[start Dataset excerpt]
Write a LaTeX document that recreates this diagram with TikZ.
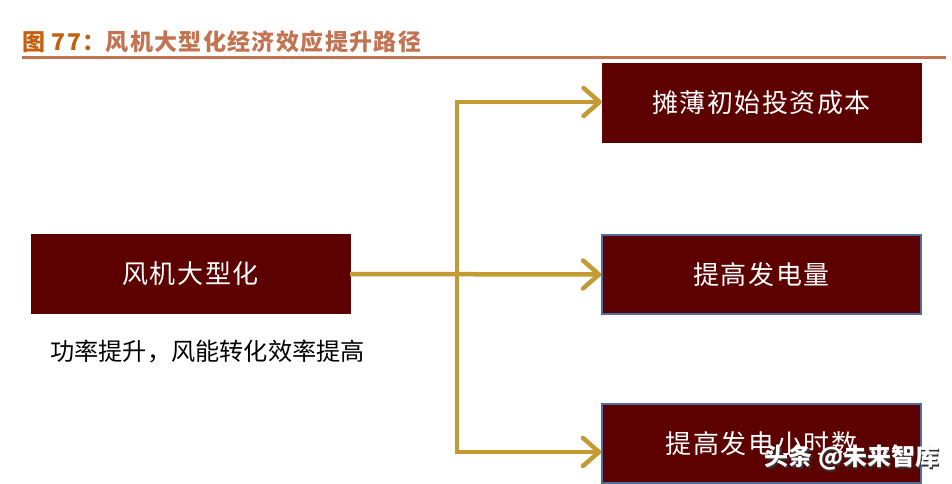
\documentclass[tikz,border=0pt]{standalone}
\usepackage{fontspec}
\usepackage{tikz}
\usetikzlibrary{arrows.meta}
\newfontfamily\cjk{Noto Sans CJK SC}
\newfontfamily\cjkwide{Noto Sans CJK SC}[LetterSpace=6]
\definecolor{boxred}{HTML}{5C0000}
\definecolor{gold}{HTML}{C49A33}
\definecolor{titleA}{HTML}{C4600F}
\definecolor{titleB}{HTML}{C27352}
\definecolor{edgeblue}{HTML}{4F6D9A}

\tikzset{
  redbox/.style={draw=boxred,fill=boxred,minimum width=319pt,minimum height=79pt,
    text=white,font=\cjkwide\fontsize{26}{30}\selectfont,inner sep=0pt},
  bluebox/.style={redbox,draw=edgeblue,line width=1.5pt},
  arr/.style={draw=gold,line width=4.5pt,-{Straight Barb[length=16pt,width=28pt,round]}}
}

\begin{document}
\begin{tikzpicture}[x=1pt,y=1pt]
\useasboundingbox (0,0) rectangle (952,483);
\node[anchor=west,inner sep=0pt] (title) at (22,441)
  {\cjkwide\bfseries\fontsize{23}{26}\selectfont\textcolor{titleA}{图 77：}\textcolor{titleB}{风机大型化经济效应提升路径}};
\draw[titleB,line width=3pt] (22,425) -- (946,425);
\node[redbox] (big) at (190.5,209) {风机大型化};
\node[anchor=west,inner sep=0pt,font=\cjk\fontsize{24.2}{27}\selectfont] (note) at (50,131) {功率提升，风能转化效率提高};
\node[redbox] (cost) at (761.5,380) {摊薄初始投资成本};
\node[bluebox] (power) at (761.5,208.5) {提高发电量};
\node[bluebox] (hours) at (761.5,39.5) {提高发电小时数};
\coordinate (split) at (457,209);
\draw[arr] (big.east) -- (power.west);
\draw[arr] (split) |- ([yshift=1pt]cost.west);
\draw[arr] (split) |- ([yshift=-8.5pt]hours.west);
% watermark
\node[font=\cjk\bfseries\fontsize{24}{27}\selectfont,text=black!80] (wmshadow) at (853.5,23.5) {头条 @未来智库};
\node[font=\cjk\bfseries\fontsize{24}{27}\selectfont,text=white] (wm) at (852,25) {头条 @未来智库};
\end{tikzpicture}
\end{document}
[end Dataset excerpt]
**Directions**
Set the pictures aside and transcribe the data above exactly.

**Written answer**
Write a LaTeX document that recreates this diagram with TikZ.
\documentclass[tikz,border=0pt]{standalone}
\usepackage{fontspec}
\usepackage{tikz}
\usetikzlibrary{arrows.meta}
\newfontfamily\cjk{Noto Sans CJK SC}
\newfontfamily\cjkwide{Noto Sans CJK SC}[LetterSpace=6]
\definecolor{boxred}{HTML}{5C0000}
\definecolor{gold}{HTML}{C49A33}
\definecolor{titleA}{HTML}{C4600F}
\definecolor{titleB}{HTML}{C27352}
\definecolor{edgeblue}{HTML}{4F6D9A}

\tikzset{
  redbox/.style={draw=boxred,fill=boxred,minimum width=319pt,minimum height=79pt,
    text=white,font=\cjkwide\fontsize{26}{30}\selectfont,inner sep=0pt},
  bluebox/.style={redbox,draw=edgeblue,line width=1.5pt},
  arr/.style={draw=gold,line width=4.5pt,-{Straight Barb[length=16pt,width=28pt,round]}}
}

\begin{document}
\begin{tikzpicture}[x=1pt,y=1pt]
\useasboundingbox (0,0) rectangle (952,483);
\node[anchor=west,inner sep=0pt] (title) at (22,441)
  {\cjkwide\bfseries\fontsize{23}{26}\selectfont\textcolor{titleA}{图 77：}\textcolor{titleB}{风机大型化经济效应提升路径}};
\draw[titleB,line width=3pt] (22,425) -- (946,425);
\node[redbox] (big) at (190.5,209) {风机大型化};
\node[anchor=west,inner sep=0pt,font=\cjk\fontsize{24.2}{27}\selectfont] (note) at (50,131) {功率提升，风能转化效率提高};
\node[redbox] (cost) at (761.5,380) {摊薄初始投资成本};
\node[bluebox] (power) at (761.5,208.5) {提高发电量};
\node[bluebox] (hours) at (761.5,39.5) {提高发电小时数};
\coordinate (split) at (457,209);
\draw[arr] (big.east) -- (power.west);
\draw[arr] (split) |- ([yshift=1pt]cost.west);
\draw[arr] (split) |- ([yshift=-8.5pt]hours.west);
% watermark
\node[font=\cjk\bfseries\fontsize{24}{27}\selectfont,text=black!80] (wmshadow) at (853.5,23.5) {头条 @未来智库};
\node[font=\cjk\bfseries\fontsize{24}{27}\selectfont,text=white] (wm) at (852,25) {头条 @未来智库};
\end{tikzpicture}
\end{document}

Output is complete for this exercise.